Got 2 GTX 770s for $25 each 10 months ago. :) Boy, am I glad I did, running both of them in separate systems now. When I bought them, I had no idea the market would go the way it has, but it worked out well. Hope it comes down soon!
 
Very nice article. But one thing missing is power consumption, last time I did some research, power hungry nature of old gen AMD cards wiped out any potential savings you got buying them cheaper over Nvidia. I wonder if the same could be true with buying used, especially really older stuff.

That's going to depend heavily on how much your local electrical company charges you, how much the power draw difference is, & how long you actually game with the card.

Take the R9 280X (apparently $340 USD) & the GTX 980 (apparently $547). Not counting the other charges on my monthly bill (both fixed & variable), I pay $0.0739 USD per kWh. The difference between those 2 cards is $207 USD, so I would have to use just over 2,801 extra kWh of energy before the R9 280X catches up in price to the GTX 980. TDP is 165W for the GTX, 250W for the R9, for a difference of 85W. 2,801kWh = 2,801,000Wh; 2,801,000Wh / 85W = 32,953 hours of gaming before the "extra" price of electricity makes the R9 280X as expensive as the GTX 980. Note that this would be nearly 4 years of gaming, assuming the PC was gaming 24/7. Even at most, I've only maybe gamed 5 or 6 hours at a time (and that's far from an everyday occurrence, but for the sake of argument I'll use that), so it would take me 15 years before the extra electricity reaches that threshold. My actual average per-day gameplay is maybe 1 hour tops, so that bumps it up to 90 years...at which point if I'm not dead I'm doing a great impression of a Lich.

And yes, I know I mentioned "variable" costs on the bill. The bill itemizes the charges, & there are some charges that seem to fluctuate from month to month. They're probably based on the actual electricity used (my own, all customers, or maybe a combo)...but the differences are so slight, & in total maybe reach only 10% of the actual electrical charges, that they aren't going to affect these numbers that much.

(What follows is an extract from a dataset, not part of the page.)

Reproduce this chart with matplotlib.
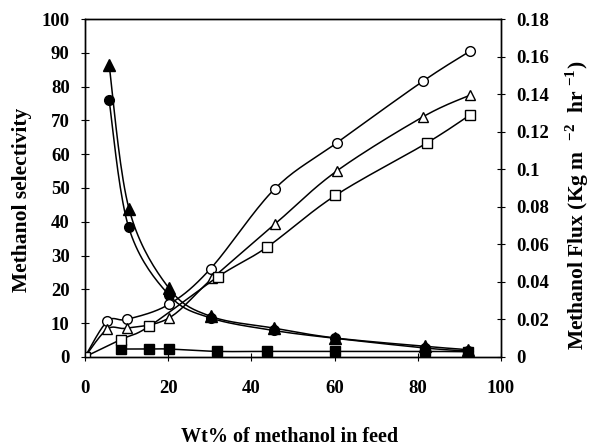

So, maybe if someone has super-expensive electricity -- on the order of $1.00 USD per kWh or higher -- they might have to worry about AMD cards being more power-hungry than nVidia cards. But that's not going to be that common.
 
Power = Heat . and if you live in a small space or already high temps , the last thing you need is an older (less efficient) gfx card pumping out heat... Just for the lols they should inject a 2200g into equation IF you could separate the cost of the gfx card/portion (50% of the price?). It would probably come out tops ...
 
Very nice article. But one thing missing is power consumption, last time I did some research, power hungry nature of old gen AMD cards wiped out any potential savings you got buying them cheaper over Nvidia. I wonder if the same could be true with buying used, especially really older stuff.

I'm not sure miners would agree with your findings...

But yeah, the power consumption could be a part of this review.